Llueve sobre Santiago

Joaquín Hernández
Guayaquil, Ecuador

Rememorar lo ocurrido el 11 de septiembre de 1973 cuando se produjo el golpe militar contra el presidente Salvador Allende no es un problema de nostalgia. Dicho golpe y el proceso que desencadenó apuntan más bien al origen, oscuro por cierto, de lo que entendemos por democracia. Por eso preocupa 40 años después. ¿Es la democracia en el fondo, una especie de medio del que se puede y se debe prescindir cuando las circunstancias lo justifiquen? ¿Está en el origen de la democracia la violencia, nacida de su debilidad para generar y mantener el orden? ¿Es por eso necesario admitir dictaduras que la regulen e incluso suspendan?

El golpe militar del 11 de septiembre rompió con la democracia de Chile. Si se vuelve a ver el documental de Patricio Guzmán, La batalla de Chile, el Gobierno de Allende pese a todas las críticas que puedan hacérsele y a las divergencias políticas, se mantuvo hasta el final en el punto cero de la democracia. Nunca compró congresistas para estabilizar su precario porcentaje en las cámaras ni amenazó a los opositores en su seguridad física con hordas enardecidas. Tampoco se le ocurrió poner trabas a la importación de papel para silenciar a El Mercurio y demás periódicos radicalmente opuestos. Y no persiguió ni cerró a estos medios que solo tuvieron un contrapunto en un contrincante de su mismo nivel, no la fuerza del estado, en periódicos como El Siglo que era leído masivamente, hasta que fue tomado a las cuatro de la mañana del 11 de septiembre. Muy seguramente Salvador Allende no hubiese aceptado nunca las lecciones prácticas de ejercicio del poder que hoy se administran en países latinoamericanos. Por eso, Michele Bachelet pudo decir el sábado pasado en Santiago que «la amnesia y la negación no curan las heridas» y que un país que oculta su historia, «bajo la alfombra se arriesga a tropezar una y otra vez».

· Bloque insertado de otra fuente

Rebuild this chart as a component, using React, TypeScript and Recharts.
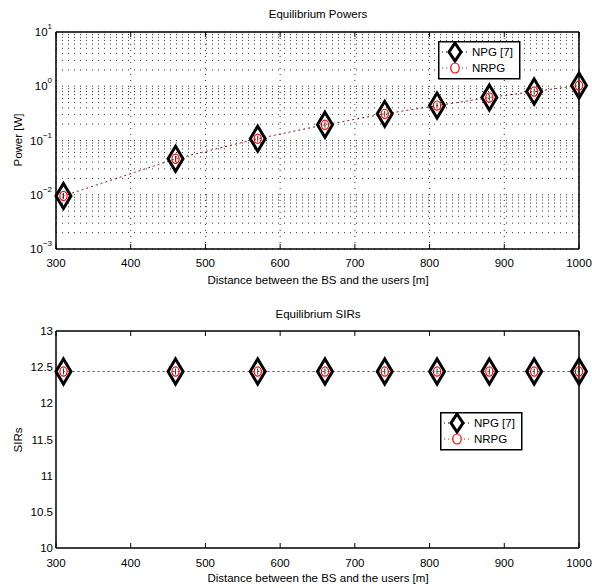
import { LineChart, Line, XAxis, YAxis, CartesianGrid, ReferenceLine } from 'recharts'

// distances [m] where both algorithms were evaluated
const distances = [310, 460, 570, 660, 740, 810, 880, 940, 1000]

// equilibrium powers [W]
const powerNPG  = [0.0095, 0.046, 0.108, 0.195, 0.31, 0.44, 0.62, 0.8, 1.03]
const powerNRPG = [0.0095, 0.046, 0.108, 0.195, 0.31, 0.44, 0.62, 0.8, 1.03]

// equilibrium SIRs
const sirNPG  = [12.44, 12.44, 12.44, 12.44, 12.44, 12.44, 12.44, 12.44, 12.44]
const sirNRPG = [12.44, 12.44, 12.44, 12.44, 12.44, 12.44, 12.44, 12.44, 12.44]

const xTicks = [300, 400, 500, 600, 700, 800, 900, 1000]
const powerTicks = [0.001, 0.01, 0.1, 1, 10]
const minorMult = [2, 3, 4, 5, 6, 7, 8, 9]
const powerMinor = [0.001, 0.01, 0.1, 1].flatMap(d => minorMult.map(m => d * m))
const powerAll = [...powerTicks, ...powerMinor].sort((a, b) => a - b)
const sirTicks = [10, 10.5, 11, 11.5, 12, 12.5, 13]

const powerData = distances.map((d, i) => ({ d, npg: powerNPG[i], nrpg: powerNRPG[i] }))
const sirData = distances.map((d, i) => ({ d, npg: sirNPG[i], nrpg: sirNRPG[i] }))

const FS = 11.5
const FONT = '"Liberation Sans", Arial, Helvetica, sans-serif'
const axisLine = { stroke: '#000', strokeWidth: 1.5 }
const GRID = { stroke: '#333', strokeDasharray: '1 5', strokeWidth: 1 }

// draws the inward tick mark itself (dx, dy = direction and length)
function TickMark({ x, y, dx = 0, dy = 0 }: any) {
  return <line x1={x} y1={y} x2={x + dx} y2={y + dy} stroke="#000" strokeWidth={1} />
}

function Diamond(props: any) {
  const { cx, cy } = props
  if (cx == null || cy == null) return <g />
  const w = 7.5, h = 12.5
  return (
    <g>
      <polygon
        points={`${cx},${cy - h} ${cx + w},${cy} ${cx},${cy + h} ${cx - w},${cy}`}
        fill="none" stroke="#000" strokeWidth={3} strokeLinejoin="miter"
      />
      <line x1={cx} y1={cy - 3} x2={cx} y2={cy + 3} stroke="#333" strokeWidth={1} />
    </g>
  )
}

function RedCircle(props: any) {
  const { cx, cy } = props
  if (cx == null || cy == null) return <g />
  return <ellipse cx={cx} cy={cy} rx={3.6} ry={4.6} fill="none" stroke="#ff0000" strokeWidth={1.2} />
}

function LogTick({ x, y, payload }: any) {
  const exp = Math.round(Math.log10(payload.value))
  return (
    <text x={x} y={y + 4} textAnchor="end" fontSize={FS} fill="#000">
      <tspan>10</tspan>
      <tspan dy={-7} fontSize={8}>{exp < 0 ? `\u2212${-exp}` : `${exp}`}</tspan>
    </text>
  )
}

function NumTick({ x, y, payload }: any) {
  return (
    <text x={x} y={y + 4} textAnchor="end" fontSize={FS} fill="#000">{payload.value}</text>
  )
}

function LegendBox({ left, top }: { left: number; top: number }) {
  const rows = [
    { name: 'NPG [7]', y: 11, kind: 'diamond' },
    { name: 'NRPG', y: 27, kind: 'circle' },
  ]
  return (
    <svg width={84} height={40} style={{ position: 'absolute', left, top }}>
      <rect x={0.75} y={0.75} width={81} height={37} fill="#fff" stroke="#000" strokeWidth={1.5} />
      {rows.map(r => (
        <g key={r.name}>
          <line x1={4} y1={r.y} x2={30} y2={r.y}
            stroke={r.kind === 'diamond' ? '#000' : '#ff0000'} strokeDasharray="1 3" />
          {r.kind === 'diamond'
            ? <polygon points={`17,${r.y - 9} 23,${r.y} 17,${r.y + 9} 11,${r.y}`}
                fill="#fff" stroke="#000" strokeWidth={3} />
            : <ellipse cx={17} cy={r.y} rx={4.2} ry={5} fill="#fff" stroke="#ff0000" strokeWidth={1.2} />}
          <text x={34} y={r.y + 4} fontSize={FS} fill="#000">{r.name}</text>
        </g>
      ))}
    </svg>
  )
}

const textStyle = (left: number, top: number, width: number): React.CSSProperties => ({
  position: 'absolute', left, top, width, textAlign: 'center',
  fontSize: FS, lineHeight: '14px', color: '#000', whiteSpace: 'nowrap',
})

// x axes shared by both panels: labelled bottom, inward bottom ticks, boxed top
function xAxes(margin: number) {
  return [
    <XAxis key="xb" xAxisId="xb" dataKey="d" type="number" domain={[300, 1000]} ticks={xTicks} interval={0}
      height={30} tickLine={false} tickSize={0} tickMargin={margin} axisLine={axisLine}
      tick={{ fontSize: FS, fill: '#000' }} />,
    <XAxis key="xin" xAxisId="xin" dataKey="d" type="number" domain={[300, 1000]} ticks={xTicks} interval={0}
      mirror tickLine={false} tickSize={0} tickMargin={0} axisLine={false} tick={<TickMark dy={-5} />} />,
    <XAxis key="xt" xAxisId="xt" dataKey="d" type="number" domain={[300, 1000]} ticks={xTicks} interval={0}
      orientation="top" mirror tickLine={false} tickSize={0} tickMargin={0} axisLine={axisLine}
      tick={<TickMark dy={5} />} />,
  ]
}

export default function App() {
  return (
    <div style={{ position: 'absolute', left: 0, top: 0, width: 592, height: 588, background: '#fff', fontFamily: FONT }}>

      {/* ---------- Equilibrium Powers ---------- */}
      <div style={{ position: 'absolute', left: 0, top: 0 }}>
        <LineChart width={592} height={295} data={powerData}
          margin={{ top: 32, right: 13, bottom: 16, left: 0 }}>
          <CartesianGrid xAxisId="xin" horizontal={false} {...GRID} />
          {xAxes(10)}
          <YAxis yAxisId="yl" type="number" scale="log" domain={[0.001, 10]} ticks={powerTicks} interval={0}
            width={56} tickLine={false} tickSize={0} tickMargin={4} axisLine={axisLine} tick={<LogTick />} />
          <YAxis yAxisId="ylmaj" type="number" scale="log" domain={[0.001, 10]} ticks={powerTicks} interval={0}
            mirror tickLine={false} tickSize={0} tickMargin={0} axisLine={false} tick={<TickMark dx={6} />} />
          <YAxis yAxisId="ylmin" type="number" scale="log" domain={[0.001, 10]} ticks={powerMinor} interval={0}
            mirror tickLine={false} tickSize={0} tickMargin={0} axisLine={false} tick={<TickMark dx={3} />} />
          <YAxis yAxisId="yr" orientation="right" type="number" scale="log" domain={[0.001, 10]} ticks={powerTicks}
            interval={0} mirror tickLine={false} tickSize={0} tickMargin={0} axisLine={axisLine}
            tick={<TickMark dx={-6} />} />
          <YAxis yAxisId="yrmin" orientation="right" type="number" scale="log" domain={[0.001, 10]} ticks={powerMinor}
            interval={0} mirror tickLine={false} tickSize={0} tickMargin={0} axisLine={false}
            tick={<TickMark dx={-3} />} />
          {powerAll.map(v => (
            <ReferenceLine key={v} xAxisId="xb" yAxisId="yl" y={v} {...GRID} />
          ))}
          <Line xAxisId="xb" yAxisId="yl" dataKey="npg" stroke="#000" strokeWidth={1} strokeDasharray="1 4"
            dot={(p: any) => <Diamond key={`pd${p.index}`} {...p} />} activeDot={false} isAnimationActive={false} />
          <Line xAxisId="xb" yAxisId="yl" dataKey="nrpg" stroke="#ff0000" strokeWidth={1} strokeDasharray="1 4"
            strokeDashoffset={1}
            dot={(p: any) => <RedCircle key={`pc${p.index}`} {...p} />} activeDot={false} isAnimationActive={false} />
        </LineChart>
      </div>

      {/* ---------- Equilibrium SIRs ---------- */}
      <div style={{ position: 'absolute', left: 0, top: 300 }}>
        <LineChart width={592} height={288} data={sirData}
          margin={{ top: 31, right: 13, bottom: 10, left: 0 }}>
          {xAxes(11)}
          <YAxis yAxisId="yl" type="number" domain={[10, 13]} ticks={sirTicks} interval={0}
            width={56} tickLine={false} tickSize={0} tickMargin={3} axisLine={axisLine} tick={<NumTick />} />
          <YAxis yAxisId="ylin" type="number" domain={[10, 13]} ticks={sirTicks} interval={0}
            mirror tickLine={false} tickSize={0} tickMargin={0} axisLine={false} tick={<TickMark dx={5} />} />
          <YAxis yAxisId="yr" orientation="right" type="number" domain={[10, 13]} ticks={sirTicks} interval={0}
            mirror tickLine={false} tickSize={0} tickMargin={0} axisLine={axisLine} tick={<TickMark dx={-5} />} />
          <Line xAxisId="xb" yAxisId="yl" dataKey="npg" stroke="#000" strokeWidth={1} strokeDasharray="1 4"
            dot={(p: any) => <Diamond key={`sd${p.index}`} {...p} />} activeDot={false} isAnimationActive={false} />
          <Line xAxisId="xb" yAxisId="yl" dataKey="nrpg" stroke="#ff0000" strokeWidth={1} strokeDasharray="1 4"
            strokeDashoffset={1}
            dot={(p: any) => <RedCircle key={`sc${p.index}`} {...p} />} activeDot={false} isAnimationActive={false} />
        </LineChart>
      </div>

      {/* titles and axis labels */}
      <div style={textStyle(218, 7, 200)}>Equilibrium Powers</div>
      <div style={textStyle(168, 273, 300)}>Distance between the BS and the users [m]</div>
      <div style={{ ...textStyle(-42, 133, 120), transform: 'rotate(-90deg)' }}>Power [W]</div>

      <div style={textStyle(218, 307, 200)}>Equilibrium SIRs</div>
      <div style={textStyle(168, 571, 300)}>Distance between the BS and the users [m]</div>
      <div style={{ ...textStyle(-42, 433, 120), transform: 'rotate(-90deg)' }}>SIRs</div>

      <LegendBox left={438} top={41} />
      <LegendBox left={440} top={412} />
    </div>
  )
}
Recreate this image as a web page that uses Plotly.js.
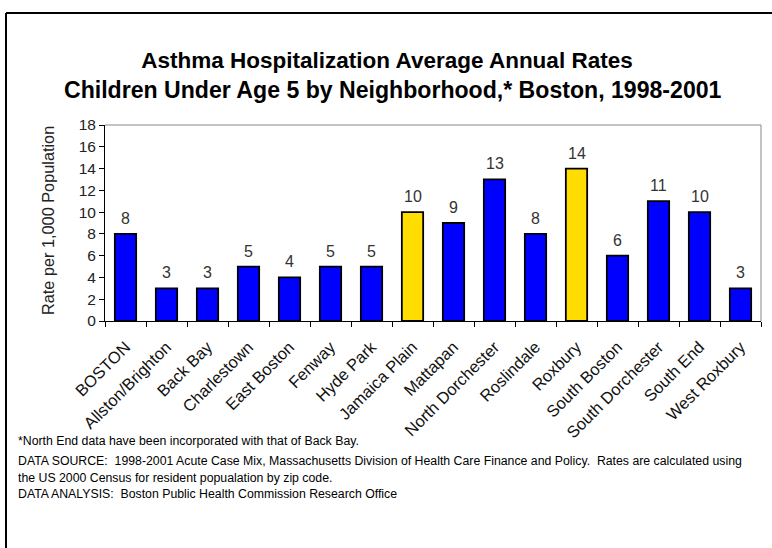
<!DOCTYPE html>
<html>
<head>
<meta charset="utf-8">
<script src="https://cdn.plot.ly/plotly-3.0.1.min.js"></script>
<style>html,body{margin:0;padding:0;background:#fff;}#chart{width:772px;height:548px;}</style>
</head>
<body>
<div id="chart"></div>
<script>
const neighborhoods = ["BOSTON","Allston/Brighton","Back Bay","Charlestown","East Boston","Fenway","Hyde Park","Jamaica Plain","Mattapan","North Dorchester","Roslindale","Roxbury","South Boston","South Dorchester","South End","West Roxbury"];
const rates = [8,3,3,5,4,5,5,10,9,13,8,14,6,11,10,3];
const highlighted = ["Jamaica Plain","Roxbury"];
const yTicks = [0,2,4,6,8,10,12,14,16,18];
const titleLine1 = "Asthma Hospitalization Average Annual Rates";
const titleLine2 = "Children Under Age 5 by Neighborhood,* Boston, 1998-2001";
const yTitle = "Rate per 1,000 Population";
const footnotes = [
  "*North End data have been incorporated with that of Back Bay.",
  "DATA SOURCE:  1998-2001 Acute Case Mix, Massachusetts Division of Health Care Finance and Policy.  Rates are calculated using",
  "the US 2000 Census for resident popualation by zip code.",
  "DATA ANALYSIS:  Boston Public Health Commission Research Office"
];

const W = 772, H = 548;
const plotL = 105, plotR = 761, plotT = 125, plotB = 321;
const pw = plotR - plotL, ph = plotB - plotT;
const px = x => (x - plotL) / pw;
const py = y => (plotB - y) / ph;

const colors = neighborhoods.map(n => highlighted.includes(n) ? "#FFDD00" : "#0000FF");
const font = "Arial, 'Liberation Sans', sans-serif";

const trace = {
  type: "bar",
  x: neighborhoods,
  y: rates,
  marker: {color: colors, line: {color: "#000", width: 1.8}},
  width: 0.52,
  hoverinfo: "x+y"
};

const annotations = neighborhoods.map((n, i) => ({
  x: n, y: rates[i], xref: "x", yref: "y",
  text: String(rates[i]), showarrow: false,
  yanchor: "bottom", yshift: 5,
  font: {family: font, size: 16, color: "#333"}
}));

annotations.push({
  xref: "paper", yref: "paper", x: px(37), y: py(221),
  text: yTitle, textangle: -90, showarrow: false,
  font: {family: font, size: 16.3, color: "#222"}
});
annotations.push({
  xref: "paper", yref: "paper", x: px(393), y: py(90),
  xanchor: "center", yanchor: "middle",
  text: "<b>" + titleLine2 + "</b>", showarrow: false,
  font: {family: font, size: 23.1, color: "#000"}
});
const footY = [441, 461, 478, 494];
footnotes.forEach((t, i) => annotations.push({
  xref: "paper", yref: "paper", x: px(16), y: py(footY[i]),
  xanchor: "left", yanchor: "middle", showarrow: false,
  text: t, font: {family: font, size: 12.3, color: "#000"}
}));

const shapes = [
  {type: "line", xref: "paper", yref: "paper", x0: px(6), x1: px(790), y0: py(13), y1: py(13), line: {color: "#000", width: 2}},
  {type: "line", xref: "paper", yref: "paper", x0: px(6), x1: px(6), y0: py(13), y1: py(560), line: {color: "#000", width: 2}},
  {type: "line", xref: "paper", yref: "paper", x0: 0, x1: 1, y0: 1, y1: 1, line: {color: "#888", width: 1}},
  {type: "line", xref: "paper", yref: "paper", x0: 1, x1: 1, y0: 0, y1: 1, line: {color: "#888", width: 1}}
];

const layout = {
  width: W, height: H,
  margin: {l: plotL, r: W - plotR, t: plotT, b: H - plotB},
  paper_bgcolor: "#fff", plot_bgcolor: "#fff",
  showlegend: false,
  title: {
    text: "<b>" + titleLine1 + "</b>",
    x: 387 / W, xanchor: "center", xref: "container",
    y: 1 - 60 / H, yanchor: "middle", yref: "container",
    font: {family: font, size: 22.5, color: "#000"}
  },
  xaxis: {
    type: "category",
    showline: true, linecolor: "#000", linewidth: 1,
    ticks: "outside", tickson: "boundaries", ticklen: 5, tickcolor: "#000",
    tickangle: -45, ticklabelstandoff: 9,
    tickfont: {family: font, size: 16.5, color: "#111"},
    showgrid: false, zeroline: false, fixedrange: true
  },
  yaxis: {
    range: [0, 18],
    tickvals: yTicks,
    showline: true, linecolor: "#000", linewidth: 1,
    ticks: "outside", ticklen: 5, tickcolor: "#000",
    tickfont: {family: font, size: 15.5, color: "#222"},
    showgrid: false, zeroline: false, fixedrange: true
  },
  annotations: annotations,
  shapes: shapes
};

Plotly.newPlot("chart", [trace], layout, {displayModeBar: false, staticPlot: true});
</script>
</body>
</html>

Carlos Peña, rector de la Universidad Diego Portales que ha tenido un relevante papel estos días en la rememoración del golpe militar y sus consecuencias hasta el presente, recordaba en su columna de El Mercurio de Santiago, las ideas políticas del intelectual Jaime Guzmán Errázuriz, ideólogo del golpe y de la dictadura: «i) la dictadura era plenamente legítima; ii) que la democracia carecía de valor intrínseco y poseía un valor transferido, propio de un medio que podría servir distintos fines; iii) que el valor de los derechos humanos no era absoluto y que su vigencia podía suspenderse si así lo requerían circunstancias excepcionales; iv) que en estas circunstancias excepcional, la autoridad política debía estar al margen del control de los jueces con lo cual legitimó el rechazo de los recursos de amparo; que los culpables finales de las violaciones de los derechos humanos no fueron los militares que ejecutaron la violación sistemática, sino los políticos que habría desatado la violencia política».

Cuarenta años después, bajo uno u otro ropaje, las tesis de Guzmán continúan vigentes para políticos y asesores que sacrifican la democracia en nombre del poder.